BigMint’s weekly index for the same (Fe 57%) stood unchanged w-o-w at INR 2,700/tonne (t) ($31/t) ex-mines Bellary (excluding taxes). However, the Fe 62% fines index dropped w-o-w by INR 100/t ($1/t) to INR 4,800/t ($55/t) ex-mines Bellary, inclusive of taxes. This decline occurred despite a shortage of material in the region, driven by sluggish trading activity amid weak market sentiment in the sponge and steel sectors.
Sources indicate that miners kept prices stable, with no significant changes in offers. Trading activity was subdued, and transactions moderate as miners focused on dispatching older inventory rather than pursuing new sales. This suggests a temporary market slowdown as the fiscal year draws to a close. A source also informed BigMint that low-grade material, mainly Fe57%, is scarce in the merchant market, as miners are not being able to supply that grade.
Meanwhile, NMDC’s recent iron ore auction from its Kumaraswamy mines struggled to secure premium bids, given the current market conditions. The auction witnessed bookings of 180,000 t of fines (Fe 55.63-59.36%) at INR 2,882-3,563/t ($33-41/t) against the base price of INR 2,882-3,543/t ($33-41/t), while 96,000 t of lumps (10-40 mm, Fe 59.79-60.78%) were booked at INR 4,462-4,695/t ($51-54/t) against the base price of INR 4,224/t ($49). Prices are on ex-mines basis, including royalty, DMF & NMET.
Rationale
- Zero (0) trades were recorded in this publishing window, so T1 trade received 0% weightage.
- Eleven (11) offers and indicative prices were reported, out of which eight (8) were considered as T2 trades. Hence, this category was accorded 100% weightage.
Furthermore, one of the major buyers added, “Export sentiments remain weak due to declining global prices impacting the domestic market.” Indian iron ore fines export prices declined by $6-7/t w-o-w due to subdued market sentiments in China and a lack of buyers in the market. Sharp fluctuations in global prices led to fewer inquiries, with exporters awaiting price clarity before making further deals. BigMint’s bi-weekly Indian low-grade iron ore fines (Fe 57%) export index declined by $4.5/t w-o-w to $62/t FOB east coast, India, on 6 March 2025.
Meanwhile, weak sponge and steel market sentiments have also weighed on domestic market trades, sources informed.

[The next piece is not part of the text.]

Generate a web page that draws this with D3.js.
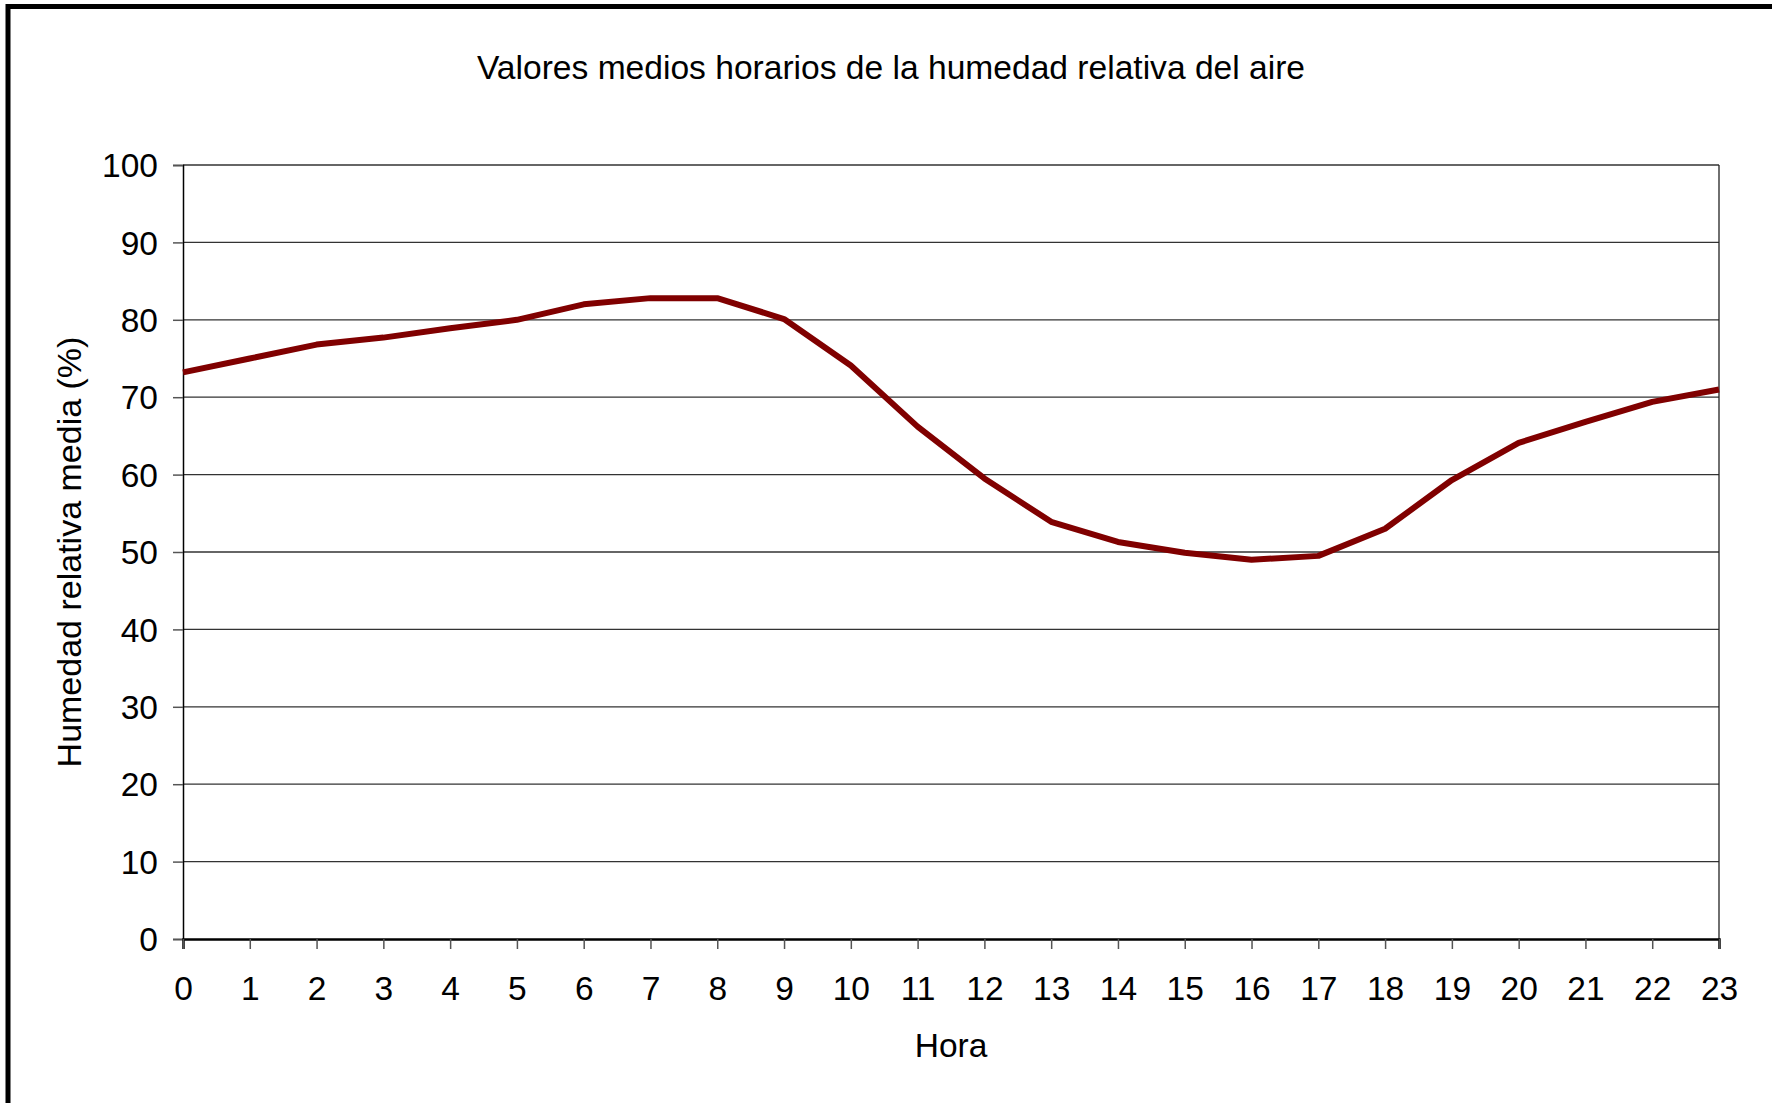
<!DOCTYPE html>
<html>
<head>
<meta charset="utf-8">
<script src="https://cdn.jsdelivr.net/npm/d3@7"></script>
<style>
  body { margin: 0; background: #fff; }
  svg text { font-family: "Liberation Sans", Arial, sans-serif; fill: #000; }
</style>
</head>
<body>
<div id="chart"></div>
<script>
(function() {
    var width = 1772;
    var height = 1103;

    // hour of day and mean relative humidity (%)
    var horas = d3.range(0, 24);
    var humedad = [73.2, 75.0, 76.8, 77.7, 78.9, 80.0, 82.0, 82.8, 82.8, 80.1, 74.1, 66.2,
                   59.5, 53.9, 51.3, 49.9, 49.0, 49.5, 53.0, 59.3, 64.1, 66.8, 69.4, 71.0];
    var yTicks = [0, 10, 20, 30, 40, 50, 60, 70, 80, 90, 100];

    var titulo = "Valores medios horarios de la humedad relativa del aire";
    var xTitulo = "Hora";
    var yTitulo = "Humedad relativa media (%)";

    var margin = {left: 183, right: 1772 - 1719, top: 165, bottom: 1103 - 939};
    var plotW = width - margin.left - margin.right;
    var plotH = height - margin.top - margin.bottom;

    var svg = d3.select("#chart").append("svg")
        .attr("width", width)
        .attr("height", height);

    // outer frame (runs off right and bottom edges)
    svg.append("rect")
        .attr("x", 8).attr("y", 6.5)
        .attr("width", width + 20).attr("height", height + 20)
        .attr("fill", "#fff")
        .attr("stroke", "#000")
        .attr("stroke-width", 5);

    var x = d3.scaleLinear().domain([0, 23]).range([0, plotW]);
    var y = d3.scaleLinear().domain([0, 100]).range([plotH, 0]);

    var g = svg.append("g")
        .attr("transform", "translate(" + margin.left + "," + margin.top + ")");

    // gridlines
    g.append("g")
        .selectAll("line")
        .data(yTicks.filter(function(d) { return d > 0; }))
        .enter().append("line")
        .attr("x1", 0).attr("x2", plotW)
        .attr("y1", function(d) { return y(d); })
        .attr("y2", function(d) { return y(d); })
        .attr("stroke", "#333")
        .attr("stroke-width", 1.3);

    // right border of plot
    g.append("line")
        .attr("x1", plotW).attr("x2", plotW)
        .attr("y1", 0).attr("y2", plotH)
        .attr("stroke", "#222").attr("stroke-width", 1.3);

    var yAxis = g.append("g")
        .call(d3.axisLeft(y).tickValues(yTicks).tickSize(10).tickPadding(15));
    yAxis.select(".domain").attr("stroke", "#000").attr("stroke-width", 1.5);
    yAxis.selectAll(".tick line").attr("stroke", "#555").attr("stroke-width", 1.5);
    yAxis.selectAll("text")
        .style("font-size", "33.5px")
        .attr("dy", "0.35em");

    var xAxis = g.append("g")
        .attr("transform", "translate(0," + plotH + ")")
        .call(d3.axisBottom(x).tickValues(horas).tickFormat(d3.format("d")).tickSize(10).tickPadding(27));
    xAxis.select(".domain").attr("stroke", "#000").attr("stroke-width", 2.5);
    xAxis.selectAll(".tick line").attr("stroke", "#555").attr("stroke-width", 1.5);
    xAxis.selectAll("text")
        .style("font-size", "33.5px")
        .attr("dy", "0.71em");

    var line = d3.line()
        .x(function(d, i) { return x(horas[i]); })
        .y(function(d) { return y(d); });

    g.append("path")
        .datum(humedad)
        .attr("d", line)
        .attr("fill", "none")
        .attr("stroke", "#800000")
        .attr("stroke-width", 6)
        .attr("stroke-linejoin", "round");

    svg.append("text")
        .attr("x", 891).attr("y", 79)
        .attr("text-anchor", "middle")
        .style("font-size", "33.6px")
        .text(titulo);

    svg.append("text")
        .attr("x", margin.left + plotW / 2).attr("y", 1057)
        .attr("text-anchor", "middle")
        .style("font-size", "33.5px")
        .text(xTitulo);

    svg.append("text")
        .attr("transform", "translate(81," + (margin.top + plotH / 2) + ") rotate(-90)")
        .attr("text-anchor", "middle")
        .style("font-size", "34px")
        .text(yTitulo);
})();
</script>
</body>
</html>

BigMint’s daily index for sponge CDRI witnessed a significant drop of INR 300/t ($3/t), w-o-w. Buyers adopted a wait-and-watch approach due to an unstable market, which led to subdued procurement and, consequently, a drop in sponge iron prices.

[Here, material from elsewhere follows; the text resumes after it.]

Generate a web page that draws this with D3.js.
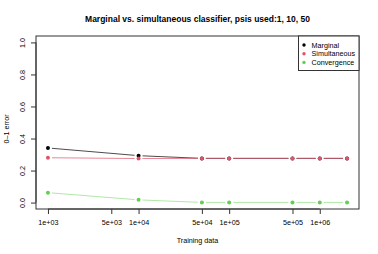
<!DOCTYPE html>
<html>
<head>
<meta charset="utf-8">
<script src="https://cdnjs.cloudflare.com/ajax/libs/d3/7.8.5/d3.min.js"></script>
<style>
  body { margin: 0; background: #fff; }
  text { font-family: "Liberation Sans", Arial, sans-serif; }
</style>
</head>
<body>
<script>
  // data
  let trainingData = [1e3, 1e4, 5e4, 1e5, 5e5, 1e6, 2e6];
  let marginal     = [0.341, 0.293, 0.276, 0.276, 0.276, 0.276, 0.276];
  let simultaneous = [0.280, 0.275, 0.276, 0.276, 0.276, 0.276, 0.276];
  let convergence  = [0.062, 0.017, 0.001, 0.001, 0.001, 0.001, 0.001];
  let xTicks = [1e3, 5e3, 1e4, 5e4, 1e5, 5e5, 1e6];
  let yTicks = [0, 0.2, 0.4, 0.6, 0.8, 1.0];

  let series = [
    {name: "Marginal", values: marginal, color: "#000000", line: "rgba(0,0,0,0.7)"},
    {name: "Simultaneous", values: simultaneous, color: "#DF536B", line: "rgba(223,83,107,0.7)"},
    {name: "Convergence", values: convergence, color: "#61D04F", line: "rgba(97,208,79,0.5)"}
  ];

  let W = 378, H = 254;
  let pLeft = 36, pRight = 359, pTop = 36, pBottom = 209;
  let fs = 7.2;

  let svg = d3.select("body").append("svg").attr("width", W).attr("height", H);

  // R style: 4% padding around the data range
  let lx = d3.extent(trainingData).map(Math.log10);
  let px = (lx[1] - lx[0]) * 0.04;
  let x = d3.scaleLog().domain([Math.pow(10, lx[0] - px), Math.pow(10, lx[1] + px)]).range([pLeft, pRight]);
  let y = d3.scaleLinear().domain([-0.04, 1.04]).range([pBottom, pTop]);

  // title
  svg.append("text").attr("x", (pLeft + pRight) / 2).attr("y", 22)
    .attr("text-anchor", "middle").attr("font-size", 8.5).attr("font-weight", "bold")
    .text("Marginal vs. simultaneous classifier, psis used:1, 10, 50");

  // axes
  let xAxis = svg.append("g").attr("transform", `translate(0,${pBottom})`)
    .call(d3.axisBottom(x).tickValues(xTicks).tickSize(5).tickPadding(5)
      .tickFormat(d => d3.format(".0e")(d).replace(/e\+(\d)$/, "e+0$1")));
  xAxis.select(".domain").attr("d", `M${x(xTicks[0])},0H${x(xTicks[xTicks.length - 1])}`).attr("stroke", "#333");
  xAxis.selectAll("line").attr("stroke", "#333");
  xAxis.selectAll("text").attr("font-size", fs).attr("font-family", "Liberation Sans, Arial, sans-serif")
    .attr("y", 13).attr("dy", "0.35em");

  let yAxis = svg.append("g").attr("transform", `translate(${pLeft},0)`)
    .call(d3.axisLeft(y).tickValues(yTicks).tickSize(5).tickFormat(d3.format(".1f")));
  yAxis.select(".domain").attr("d", `M0,${y(0)}V${y(1)}`).attr("stroke", "#333");
  yAxis.selectAll("line").attr("stroke", "#333");
  yAxis.selectAll("text")
    .attr("font-size", fs).attr("font-family", "Liberation Sans, Arial, sans-serif")
    .attr("text-anchor", "middle").attr("x", 0).attr("dy", 0)
    .attr("transform", "translate(-11,0) rotate(-90)");

  // box
  svg.append("rect").attr("x", pLeft).attr("y", pTop).attr("width", pRight - pLeft).attr("height", pBottom - pTop)
    .attr("fill", "none").attr("stroke", "#333");

  // axis titles
  svg.append("text").attr("x", (pLeft + pRight) / 2).attr("y", 243)
    .attr("text-anchor", "middle").attr("font-size", fs).text("Training data");
  svg.append("text").attr("transform", "translate(9,129) rotate(-90)")
    .attr("text-anchor", "middle").attr("font-size", fs).text("0\u20131 error");

  // lines with gaps around points (type = "b")
  let gap = 4;
  series.forEach(s => {
    let pts = trainingData.map((t, i) => [x(t), y(s.values[i])]);
    let segs = d3.pairs(pts).filter(([a, b]) => Math.hypot(b[0] - a[0], b[1] - a[1]) > 2 * gap);
    let u = d => { let len = Math.hypot(d[1][0] - d[0][0], d[1][1] - d[0][1]); return [(d[1][0] - d[0][0]) / len, (d[1][1] - d[0][1]) / len]; };
    svg.append("g").selectAll("line").data(segs).enter().append("line")
      .attr("x1", d => d[0][0] + gap * u(d)[0])
      .attr("y1", d => d[0][1] + gap * u(d)[1])
      .attr("x2", d => d[1][0] - gap * u(d)[0])
      .attr("y2", d => d[1][1] - gap * u(d)[1])
      .attr("stroke", s.line).attr("stroke-width", 1);
    svg.append("g").selectAll("circle").data(pts).enter().append("circle")
      .attr("cx", d => d[0]).attr("cy", d => d[1]).attr("r", 2).attr("fill", s.color);
  });

  // legend
  let leg = svg.append("g");
  leg.append("rect").attr("x", 298.5).attr("y", pTop).attr("width", pRight - 298.5).attr("height", 34.5)
    .attr("fill", "#fff").attr("stroke", "#333");
  series.forEach((s, i) => {
    leg.append("circle").attr("cx", 304).attr("cy", 45 + i * 8.7).attr("r", 1.7).attr("fill", s.color);
    leg.append("text").attr("x", 311.5).attr("y", 45 + i * 8.7).attr("dy", "0.35em")
      .attr("font-size", fs).text(s.name);
  });
</script>
</body>
</html>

Karnataka iron ore sales scenario (28 February-6 March 2025)

Outlook
Domestic low-grade iron ore prices are expected to remain volatile in the region, a miner from the region informed BigMint, adding, “Rumours surrounding the potential imposition of anti-dumping levies – whether they will happen or not – are also affecting the steel market, which in turn is influencing the sentiment around iron ore.” Meanwhile, the market is closely watching the developments surrounding the MRT Bill. Trading activity is expected to pick up in the next fiscal year as miners will resume full production following the renewal of their ECs.